© JUNGE FREIHEIT Verlag GmbH & Co.  www.jungefreiheit.de    50/00 08. Dezember 2000


LOCKERUNGSÜBUNGEN
Silly Money
Karl Heinzen

Dramatische Kurseinbrüche, nach unten revidierte Umsatz- und Ergebnisprognosen, die begründete Aus- sicht auf rote Zahlen und Liquiditätsengpässe. Die EM.TV Merchandising AG, dank der Entertainment-Qualitäten des Firmengründers Thomas Haffa immerhin noch vor wenigen Monaten der Liebling des Neuen Marktes, ist ins Schlingern geraten. Die unternehmerische Verantwortung dürfte in andere Hände übergehen.
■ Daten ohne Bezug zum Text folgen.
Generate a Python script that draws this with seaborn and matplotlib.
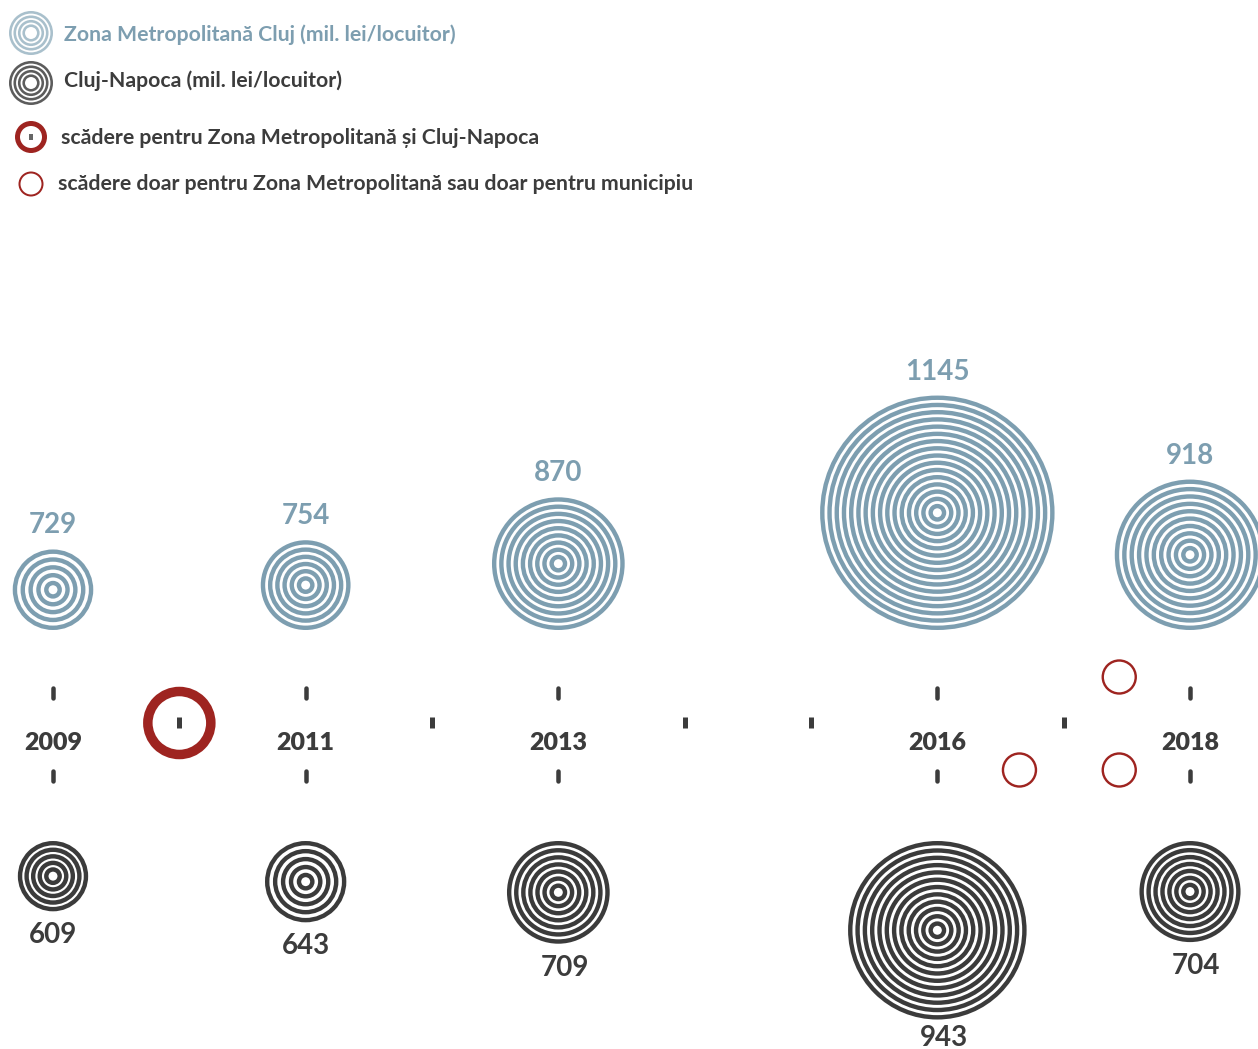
import numpy as np
import pandas as pd
import seaborn as sns
import matplotlib
matplotlib.use("Agg")
import matplotlib.pyplot as plt
from matplotlib import font_manager as fm


# ---- data ----
years = [2009, 2011, 2013, 2016, 2018]
timeline_years = list(range(2009, 2019))
zona_values = [729, 754, 870, 1145, 918]
cluj_values = [609, 643, 709, 943, 704]

# decreases: both series went down (thick ring) / only one of them (thin ring)
both_drop_years = [2010]
one_drop_years = [2016.65, 2017.44, 2017.44]
one_drop_rows = ["lower", "upper", "lower"]

legend_labels = ["Zona Metropolitană Cluj (mil. lei/locuitor)",
                 "Cluj-Napoca (mil. lei/locuitor)",
                 "scădere pentru Zona Metropolitană și Cluj-Napoca",
                 "scădere doar pentru Zona Metropolitană sau doar pentru municipiu"]


# ---- style ----
ZONA = "#7d9eb0"
ZONA_LIGHT = "#a9c0cc"
CLUJ = "#3b3b3b"
CLUJ_LIGHT = "#5c5c5c"
RED = "#9e2420"
TEXT = "#3c3c3c"

W, H = 1258, 1049
PT = 0.72                      # points per pixel at dpi 100
PX_PER_YEAR = (1190 - 53) / 9
ZONA_BASE = 630                # bottom of the upper circles
CLUJ_BASE = 841                # top of the lower circles
AXIS_Y = 723


def pick_font(candidates):
    # first family that really has a bold face
    for fam in candidates:
        try:
            path = fm.findfont(fm.FontProperties(family=fam, weight="bold"),
                               fallback_to_default=False)
        except ValueError:
            continue
        if "bold" in path.lower():
            return fam
    return "DejaVu Sans"


def zona_radius(v):
    return 0.185 * v - 94.6


def cluj_radius(v):
    return 0.162 * v - 63.5


def ring_radii(radius, stroke=4.4, period=7.3, hole=4.5):
    n = int(round((radius - hole - stroke) / period)) + 1
    return np.linspace(hole + stroke / 2, radius - stroke / 2, max(n, 1))


def ring_frame(xs, cys, radii, **kw):
    rows = []
    for x, cy, r in zip(xs, cys, radii):
        for rr in ring_radii(r, **kw):
            rows.append({"x": x, "y": cy, "s": (2 * rr * PT) ** 2})
    return pd.DataFrame(rows)


def draw_rings(ax, df, color, stroke):
    smin, smax = df["s"].min(), df["s"].max()
    sns.scatterplot(data=df, x="x", y="y", size="s", sizes=(smin, smax),
                    size_norm=(smin, smax), legend=False, ax=ax,
                    facecolor="none", edgecolor=color, linewidth=stroke * PT)


sns.set_theme(style="white")
FONT = pick_font(["Lato", "Roboto", "Open Sans", "Noto Sans"])
plt.rcParams["font.family"] = [FONT, "DejaVu Sans"]

fig = plt.figure(figsize=(W / 100, H / 100), dpi=100)
ax = fig.add_axes([0, 0, 1, 1])
x0 = 2009 - 53 / PX_PER_YEAR
ax.set_xlim(x0, x0 + W / PX_PER_YEAR)
ax.set_ylim(H, 0)
ax.axis("off")

# concentric circles
zr = [zona_radius(v) for v in zona_values]
cr = [cluj_radius(v) for v in cluj_values]
zona_cy = [ZONA_BASE - r for r in zr]
cluj_cy = [CLUJ_BASE + r for r in cr]
draw_rings(ax, ring_frame(years, zona_cy, zr), ZONA, 4.4)
draw_rings(ax, ring_frame(years, cluj_cy, cr), CLUJ, 4.4)

# value labels
for yr, v, r in zip(years, zona_values, zr):
    ax.text(yr, ZONA_BASE - 2 * r - 16, str(v), ha="center", va="baseline",
            color=ZONA, fontsize=20, fontweight="bold")
for yr, v, r in zip(years, cluj_values, cr):
    ax.text(yr + 0.05 * (r > 50), min(CLUJ_BASE + 2 * r + 32, H - 3), str(v),
            ha="center", va="baseline", color=TEXT, fontsize=20, fontweight="bold")

# timeline
missing = [y for y in timeline_years if y not in years]
ax.vlines(years, 688, 698, color=TEXT, linewidth=4.5 * PT, capstyle="round")
ax.vlines(years, 771, 781, color=TEXT, linewidth=4.5 * PT, capstyle="round")
ax.vlines(missing, 717, 728, color=TEXT, linewidth=5 * PT, capstyle="butt")
for yr in years:
    ax.text(yr, AXIS_Y + 27, str(yr), ha="center", va="baseline", color=TEXT,
            fontsize=18, fontweight="heavy")

# decrease markers
ax.scatter(both_drop_years, [AXIS_Y] * len(both_drop_years), s=(2 * 31.5 * PT) ** 2,
           facecolor="none", edgecolor=RED, linewidth=9.5 * PT)
row_y = {"upper": 677, "lower": 770}
ax.scatter(one_drop_years, [row_y[r] for r in one_drop_rows], s=(2 * 16.5 * PT) ** 2,
           facecolor="none", edgecolor=RED, linewidth=2.4 * PT)

# ---- legend (pixel coordinates) ----
lax = fig.add_axes([0, 0, 1, 1])
lax.set_xlim(0, W)
lax.set_ylim(H, 0)
lax.axis("off")
lax.patch.set_alpha(0)

draw_rings(lax, ring_frame([31], [33], [22], stroke=2.6, period=5.2, hole=6), ZONA_LIGHT, 2.6)
draw_rings(lax, ring_frame([31], [83], [22], stroke=2.6, period=5.2, hole=6), CLUJ_LIGHT, 2.6)
lax.scatter([31], [137], s=(2 * 13.5 * PT) ** 2, facecolor="none", edgecolor=RED, linewidth=5 * PT)
lax.vlines([31], 134, 140, color="#666666", linewidth=4 * PT)
lax.scatter([31], [184], s=(2 * 11.5 * PT) ** 2, facecolor="none", edgecolor=RED, linewidth=2 * PT)

legend_x = [64, 64, 61, 58]
legend_y = [35, 81, 138, 184]
legend_colors = [ZONA, TEXT, TEXT, TEXT]
for lbl, lx, ly, lc in zip(legend_labels, legend_x, legend_y, legend_colors):
    lax.text(lx, ly, lbl, ha="left", va="center", color=lc, fontsize=15.3, fontweight="bold")

fig.savefig("out.png", dpi=100)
Die Vollendung, die diese Firmengeschichte damit zu finden scheint, stimmt optimistisch. Auch in einer Wettbewerbsökonomie sind abgefeimten Strategien, Wehrlose auszubeuten oder den Menschen Bedürfnisse erst zu suggerieren, um dann an deren Befriedigung zu verdienen, offenbar Grenzen gesetzt.

Die Anklageliste gegen EM.TV ist lang. Unter dem Deckmantel, ein einmaliges Angebot an Programminhalten für Jugendliche und Familien unter einem Dach zu versammeln, hat das Unternehmen weltweit die Rechte an TV-Serien eingekauft, deren Ausstrahlung überwiegend an psychischen Kindesmißbrauch grenzt. Mit seinen Merchandising-Aktivitäten hat EM.TV einen Beitrag zur ästhetischen Verwahrlosung von Kindern in unserem Land geleistet und sich dabei schamlos genau an jenen zu bereichern versucht, denen das, was die Marktideologie als Konsumentensouveränität zu bezeichnen wagt, am wenigsten unterstellt werden darf. Es ist bedauerlich, daß das Unternehmen nun nicht dafür abgestraft wird, sondern vor allem wohl für seine Kräfteüberschätzung hinsichtlich des Engagements bei der Formel 1.

Gegen EM.TV kann aber mehr eingewandt werden als bloß die implizite Menschenverachtung dem Verbraucher gegenüber – hier ist das Unternehmen auch alles andere als einzigartig. Thomas Haffa hat mit seiner Politik der verbrannten Erde die mit dem Schlagwort "New Economy" verballhornte Modernisierung und Neugewichtung in der Unternehmenslandschaft nachhaltig diskreditiert. Sein Stil, mit den Methoden der Yellow Press Anteile an heißer Luft als Blue Chips auszugeben, macht allen, die nach ihm um Investoren ringen, das Leben schwer. Das Mißtrauen in eine Wirtschaft, die auf Marketing und weniger auf Produktqualität setzt, ist dank seines Engagements gestärkt. Am Ruf deutscher Börsengänge, daß sie silly money rund um den Globus zum überteuerten Einkauf von Ladenhütern schwemmen, dürfte auch EM.TV nicht unbeteiligt gewesen sein.

Es sind also viele gute Seiten, die dem Absturz des Unternehmens abzugewinnen sind, auch wenn der Wohlstand von Thomas Haffa wahrscheinlich größer bleiben dürfte, als er zu Beginn des Abenteuers war. Es scheint zur allgemeinen Überraschung tatsächlich so zu sein, daß unternehmerischer Erfolg irgend etwas mit den Erträgen zu tun hat und sich dies langfristig offenbar auch in den Kursen widerzuspiegeln scheint. Den Preis für diese Auffrischung einer Erinnerung zahlt der "kleine Anleger", der zum Aktienkauf verleitet werden konnte. Dies ist aber durchaus systemkonform.